Practical and Theoretical Implications
The implications of this research are multifaceted:
- Accelerated Exploration of Neural Dynamics: By focusing on layerwise linear models, researchers can more easily identify the effects of various factors such as initialization and layer imbalance on DNN dynamics. This approach reduces complexity while retaining core dynamic properties, enabling more rapid exploration and hypothesis testing.
- Foundations for Nonlinear Extensions: Understanding the dynamics in linearized models sets a foundation for extending results to more complex, non-linear networks. While the primary focus is on linear dynamics, insights gained can be informative when studying networks with non-linear activations.
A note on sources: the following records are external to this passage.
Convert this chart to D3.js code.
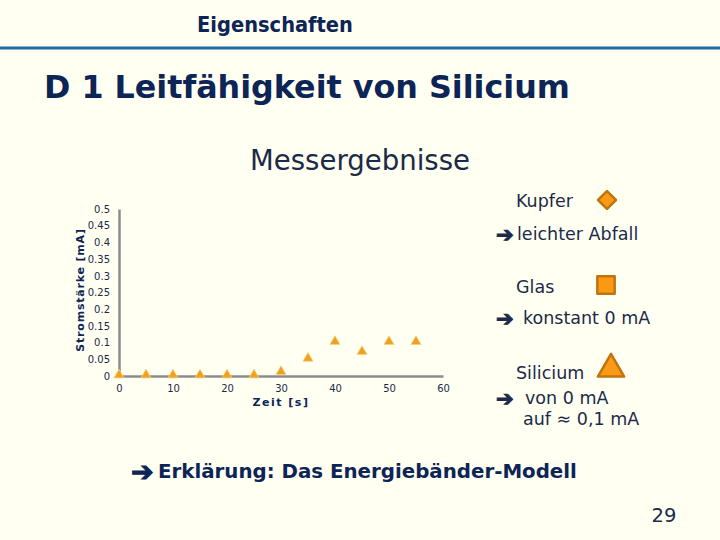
<!DOCTYPE html>
<html><head><meta charset="utf-8">
<script src="https://cdn.jsdelivr.net/npm/d3@7"></script>
<style>html,body{margin:0;padding:0;background:#fffff2;}svg{display:block;}</style>
</head><body>
<script>
const timeValues = [0, 5, 10, 15, 20, 25, 30, 35, 40, 45, 50, 55];
const siliciumValues = [0, 0, 0, 0, 0, 0, 0.01, 0.05, 0.1, 0.07, 0.1, 0.1];
const yTicks = [0, 0.05, 0.1, 0.15, 0.2, 0.25, 0.3, 0.35, 0.4, 0.45, 0.5];
const xTicks = [0, 10, 20, 30, 40, 50, 60];
const legendNames = ["Kupfer", "Glas", "Silicium"];
const legendSymbols = ["diamond", "square", "triangle"];
const legendNotes = [["leichter Abfall"], ["konstant 0 mA"], ["von 0 mA", "auf \u2248 0,1 mA"]];

const W = 720, H = 540;
const navy = "#0c2456", textDark = "#1b2a4a";
const svg = d3.select("body").append("svg").attr("width", W).attr("height", H);
svg.append("rect").attr("width", W).attr("height", H).attr("fill", "#fffff2");

function fitText(sel, target) {
  const w = sel.node().getComputedTextLength();
  const fs = parseFloat(sel.attr("font-size"));
  sel.attr("font-size", fs * target / w);
}
function arrow(xp, yp, fs, col) {
  return svg.append("text").attr("x", xp).attr("y", yp).attr("font-family", "DejaVu Sans")
    .attr("font-weight", "bold").attr("font-size", fs).attr("fill", col)
    .attr("stroke", col).attr("stroke-width", 1).text("\u2794");
}

// header
const h1 = svg.append("text").attr("x", 275).attr("y", 32).attr("text-anchor", "middle")
  .attr("font-family", "DejaVu Sans Condensed, DejaVu Sans").attr("font-weight", "bold")
  .attr("font-size", 18).attr("fill", navy).text("Eigenschaften");
fitText(h1, 156);
svg.append("line").attr("x1", 0).attr("x2", W).attr("y1", 48).attr("y2", 48)
  .attr("stroke", "#1e6aa5").attr("stroke-width", 3);
const t1 = svg.append("text").attr("x", 44).attr("y", 98)
  .attr("font-family", "DejaVu Sans").attr("font-weight", "bold")
  .attr("font-size", 30).attr("fill", navy).text("D 1 Leitfähigkeit von Silicium");
fitText(t1, 526);

const t2 = svg.append("text").attr("x", 360).attr("y", 170).attr("text-anchor", "middle")
  .attr("font-family", "DejaVu Sans").attr("font-size", 26).attr("fill", textDark).text("Messergebnisse");
fitText(t2, 220);

// chart
const x = d3.scaleLinear().domain([0, 60]).range([119, 443]);
const y = d3.scaleLinear().domain([0, 0.5]).range([376, 209]);
const g = svg.append("g");

const yAxis = g.append("g").attr("transform", `translate(${x(0)},0)`)
  .call(d3.axisLeft(y).tickValues(yTicks).tickSize(0).tickPadding(9).tickFormat(d => String(+d.toFixed(2))));
const xAxis = g.append("g").attr("transform", `translate(0,${y(0)})`)
  .call(d3.axisBottom(x).tickValues(xTicks).tickSize(0).tickPadding(9));
[yAxis, xAxis].forEach(a => {
  a.select(".domain").attr("stroke", "#8c8c8c").attr("stroke-width", 2.5);
  a.selectAll("text").attr("font-family", "DejaVu Sans").attr("font-size", 10).attr("fill", textDark);
});

svg.append("text").attr("transform", "translate(84,290) rotate(-90)").attr("text-anchor", "middle")
  .attr("font-family", "DejaVu Sans").attr("font-weight", "bold").attr("font-size", 11)
  .attr("letter-spacing", 0.8).attr("fill", navy).text("Stromstärke [mA]");
svg.append("text").attr("x", 281).attr("y", 406).attr("text-anchor", "middle")
  .attr("font-family", "DejaVu Sans").attr("font-weight", "bold").attr("font-size", 11)
  .attr("letter-spacing", 1.5).attr("fill", navy).text("Zeit [s]");

const tri = d3.symbol().type(d3.symbolTriangle).size(44);
g.selectAll("path.pt").data(timeValues.map((t, i) => ({t, v: siliciumValues[i]})))
  .join("path").attr("class", "pt")
  .attr("d", tri)
  .attr("transform", d => `translate(${x(d.t)},${y(d.v) - 1})`)
  .attr("fill", "#f0a020").attr("stroke", "#f7d27a").attr("stroke-width", 0.8);

// legend / notes
const symFill = "#fb9a14", symStroke = "#c0730f";
const legY = [[207, 200, 240], [293, 285, 324], [379, 369, 404]];
const noteX = [[517], [523], [525, 523]];
legendNames.forEach((name, i) => {
  const [ty, sy, ny] = legY[i];
  svg.append("text").attr("x", 516).attr("y", ty).attr("font-family", "DejaVu Sans")
    .attr("font-size", 17.5).attr("fill", textDark).text(name);
  let p;
  const s = legendSymbols[i];
  if (s === "diamond") {
    p = svg.append("path").attr("d", d3.symbol().type(d3.symbolSquare).size(160)())
      .attr("transform", `translate(607,${sy}) rotate(45)`);
  } else if (s === "square") {
    p = svg.append("path").attr("d", d3.symbol().type(d3.symbolSquare).size(300)())
      .attr("transform", `translate(606,${sy})`);
  } else {
    p = svg.append("path").attr("d", d3.symbol().type(d3.symbolTriangle).size(300)())
      .attr("transform", `translate(611,${sy})`);
  }
  p.attr("fill", symFill).attr("stroke", symStroke).attr("stroke-width", 2.5).attr("stroke-linejoin", "round");
  arrow(496, ny + 2, 21, textDark);
  legendNotes[i].forEach((n, k) => {
    svg.append("text").attr("x", noteX[i][k]).attr("y", ny + k * 21)
      .attr("font-family", "DejaVu Sans").attr("font-size", 17.5).attr("fill", textDark).text(n);
  });
});

// bottom
arrow(131, 481, 27, navy);
const b = svg.append("text").attr("x", 158).attr("y", 478).attr("font-family", "DejaVu Sans").attr("font-weight", "bold")
  .attr("font-size", 18).attr("fill", navy).text("Erklärung: Das Energiebänder-Modell");
fitText(b, 419);
svg.append("text").attr("x", 664).attr("y", 522).attr("text-anchor", "middle").attr("font-family", "DejaVu Sans")
  .attr("font-size", 19.5).attr("fill", textDark).text("29");
</script>
</body></html>
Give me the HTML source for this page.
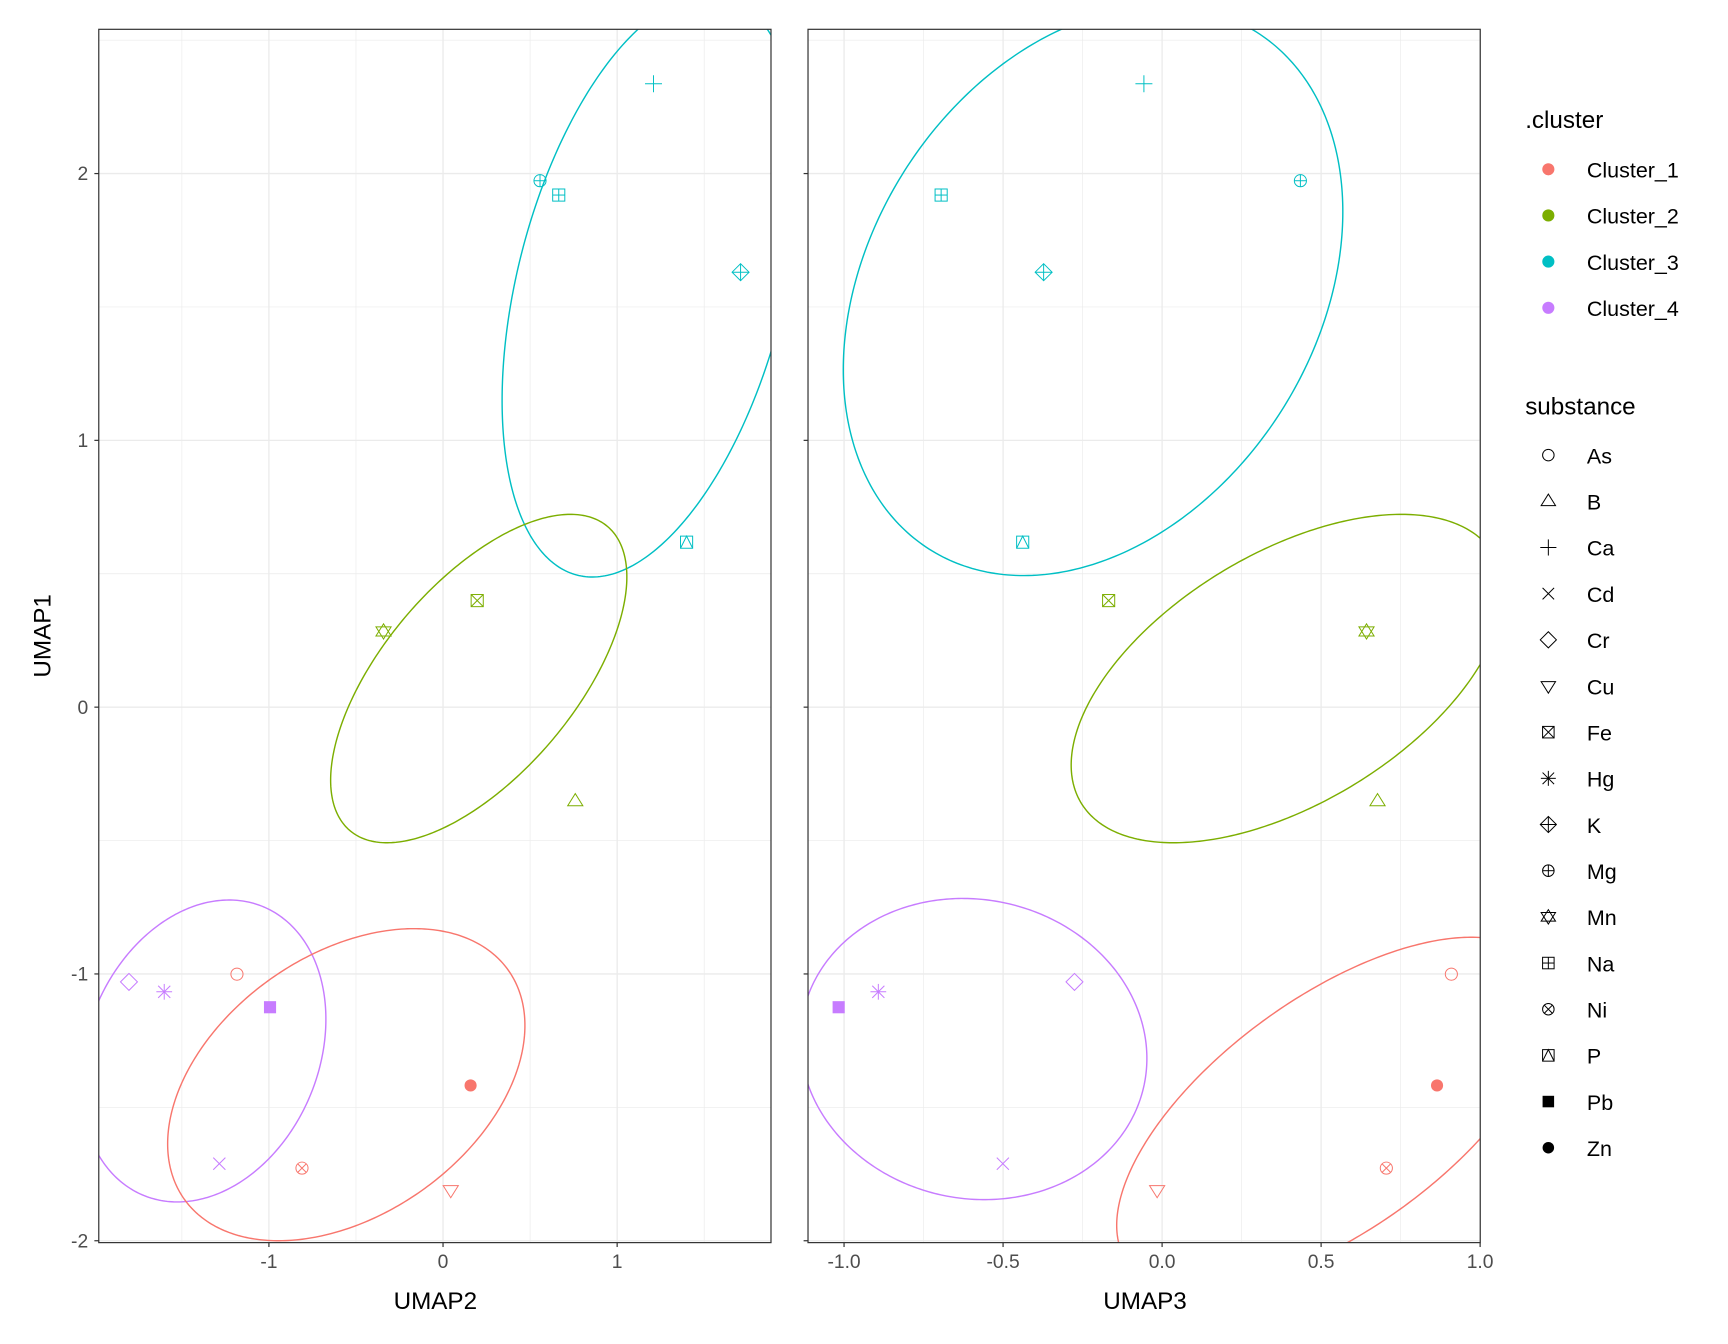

- Design of More Efficient Models: Insights into dynamics such as emergence and neural collapse could be used to design networks that capitalize on these phenomena, leading to efficient architectures with better generalization.
Future Directions
The paper calls for future research to further investigate the implications of layerwise dynamics, particularly in exploring the role of network depth and how non-linearities might be integrated as perturbations to the linear model. Additionally, there is a potential to extend these findings to scenarios involving different data distributions and tasks.
Overall, this paper provides a compelling argument for the utility of layerwise linear models in understanding complex neural phenomena and sets the stage for further theoretical advancements in the field of deep learning dynamics.